The awards, totaling $13 million, were issued by the U.S. Agency for International Development, the development arm of the State Department, beginning when Clinton became secretary of state. Another $11 million in federal funds went to organizations allied with Yunus.
When asked to explain the Yunus grants and loans, USAID Spokesman Raphael Cook said the agency didn’t have the “manpower” to respond to questions about the transactions.
Other federal agencies also opened their coffers to Yunus after Clinton entered the administration. The Department of Treasury awarded a $600,000 grant directly to Grameen America under a fund designed to boost financial institutions in community development.
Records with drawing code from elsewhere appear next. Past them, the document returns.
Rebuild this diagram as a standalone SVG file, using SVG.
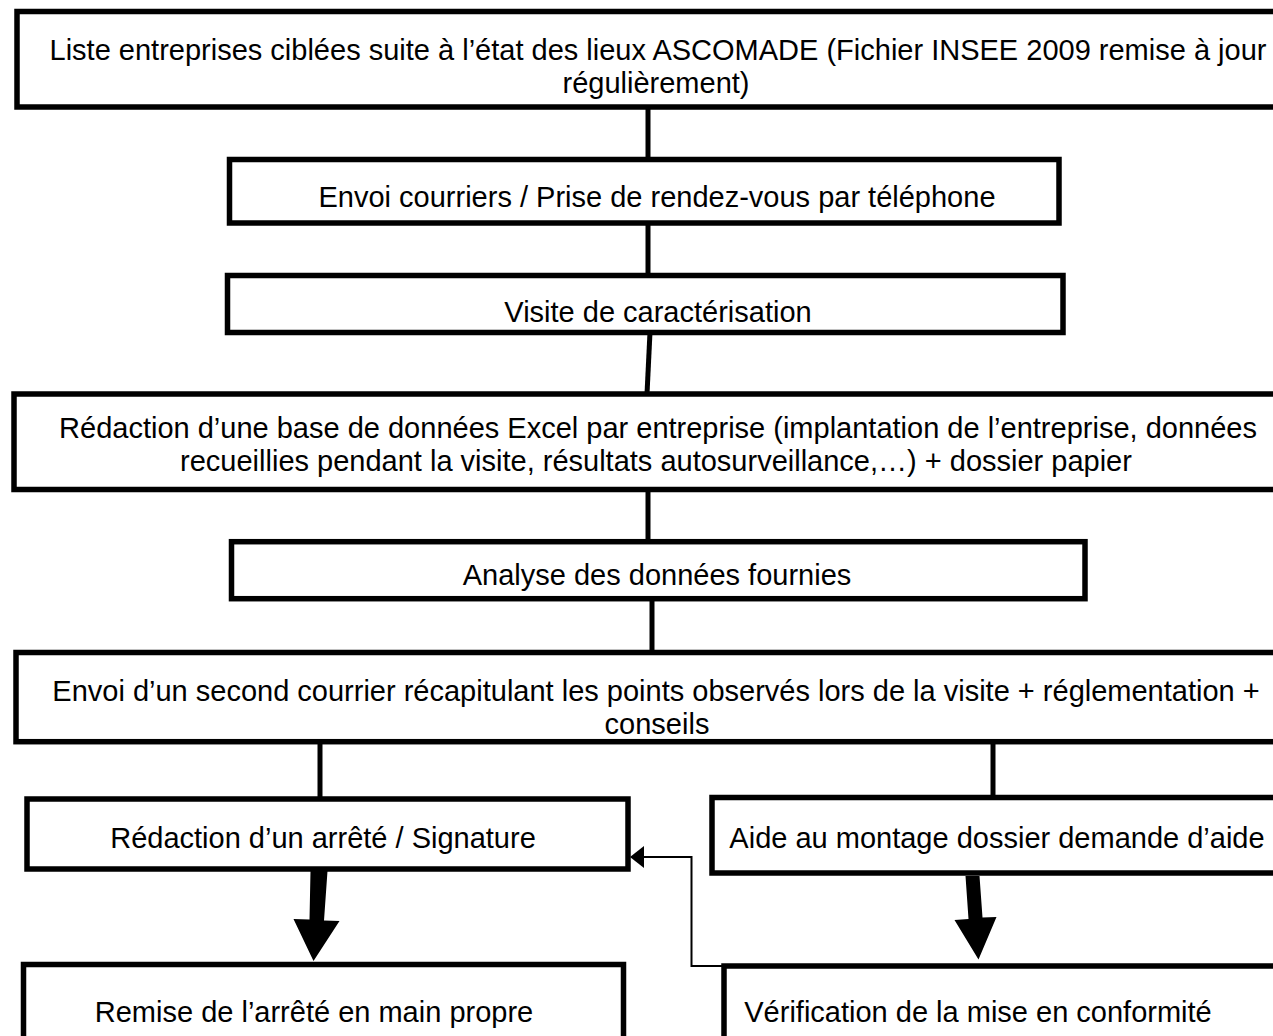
<svg xmlns="http://www.w3.org/2000/svg" width="1273" height="1036" viewBox="0 0 1273 1036">
<style>
.box{fill:#fff;stroke:#000;stroke-width:5.5}
.t{font-family:"Liberation Sans",Arial,sans-serif;font-size:29px;fill:#000;text-anchor:middle}
.c{stroke:#000;stroke-width:5;fill:none}
.thin{stroke:#000;stroke-width:2;fill:none}
</style>
<rect width="1273" height="1036" fill="#fff"/>
<g id="connectors">
<line class="c" x1="648" y1="107" x2="648" y2="159"/>
<line class="c" x1="648" y1="223" x2="648" y2="275"/>
<line class="c" x1="650" y1="332" x2="647" y2="394"/>
<line class="c" x1="648" y1="489" x2="648" y2="542"/>
<line class="c" x1="652" y1="598" x2="652" y2="653"/>
<line class="c" x1="320" y1="742" x2="320" y2="799"/>
<line class="c" x1="993" y1="742" x2="993" y2="797"/>
<polygon points="310.5,871 327.5,871 324,920.5 339.5,921 313.5,961 293.5,919 309.5,919.5" fill="#000"/>
<polygon points="965.5,876 979.5,876 982.5,917.5 996.5,917 978.5,959.5 954.5,920 968.5,919" fill="#000"/>
<polyline class="thin" points="722,966 691.5,966 691.5,857 644,857"/>
<path d="M630,857 L644,846 L644,868 Z" fill="#000"/>
</g>
<g id="n1">
<rect class="box" x="17" y="11.5" width="1280" height="95.5"/>
<text class="t" x="658" y="60">Liste entreprises ciblées suite à l’état des lieux ASCOMADE (Fichier INSEE 2009 remise à jour</text>
<text class="t" x="656" y="93">régulièrement)</text>
</g>
<g id="n2">
<rect class="box" x="229.5" y="159.5" width="829.5" height="63.5"/>
<text class="t" x="657" y="207">Envoi courriers / Prise de rendez-vous par téléphone</text>
</g>
<g id="n3">
<rect class="box" x="227.5" y="275.5" width="835.5" height="57"/>
<text class="t" x="658" y="322">Visite de caractérisation</text>
</g>
<g id="n4">
<rect class="box" x="14" y="394" width="1283" height="95.5"/>
<text class="t" x="658" y="438">Rédaction d’une base de données Excel par entreprise (implantation de l’entreprise, données</text>
<text class="t" x="656" y="471">recueillies pendant la visite, résultats autosurveillance,…) + dossier papier</text>
</g>
<g id="n5">
<rect class="box" x="231.5" y="541.7" width="853.5" height="57"/>
<text class="t" x="657" y="585">Analyse des données fournies</text>
</g>
<g id="n6">
<rect class="box" x="16" y="652.5" width="1281" height="89.2"/>
<text class="t" x="656" y="701">Envoi d’un second courrier récapitulant les points observés lors de la visite + réglementation +</text>
<text class="t" x="657" y="734">conseils</text>
</g>
<g id="n7">
<rect class="box" x="27" y="799" width="601" height="70"/>
<text class="t" x="323" y="848">Rédaction d’un arrêté / Signature</text>
</g>
<g id="n8">
<rect class="box" x="712" y="797.5" width="585" height="75.5"/>
<text class="t" x="997" y="848">Aide au montage dossier demande d’aide</text>
</g>
<g id="n9">
<rect class="box" x="23.5" y="964.5" width="600" height="100"/>
<text class="t" x="314" y="1022">Remise de l’arrêté en main propre</text>
</g>
<g id="n10">
<rect class="box" x="724" y="966" width="573" height="100"/>
<text class="t" x="978" y="1022">Vérification de la mise en conformité</text>
</g>
</svg>
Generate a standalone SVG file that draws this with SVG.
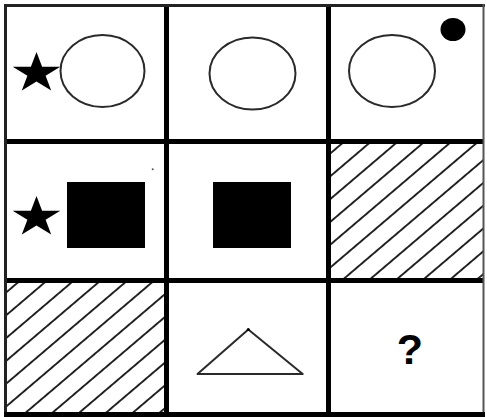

A Treasury Department spokesman declined to provide any details beyond the fact the funds were for activities in New York.
A series of Small Business Administration grants to Grameen America also began in July 2011, totaling $934,000. Those grants were for “salaries and expenses” for the foundation to operate its New York offices where Clinton once a U.S. senator.
In addition to being revered among anti-poverty activists, Yunus was popular among elements of the Bangladesh military. When a group of generals overthrew the Bangladesh government in January 2007, Yunus considered establishing a new political party to lead the new military-led government, thereby legitimizing the coup.
The BBC reported April 7, 2007, that “the army would sponsor Nobel Peace prize winner Dr. Muhammad Yunus as a new leader.”
Sabir Mustafa, the BBC’s Bengali Service editor, added that “Dr. Yunus is still viewed as a credible candidate by elements in the army.” In the end, Yunus opted not to create the new party.
The Grameen Foundation, USA did not respond to a request for comment from TheDCNF. Neither did spokesmen for the Clinton presidential campaign or the Clinton Foundation.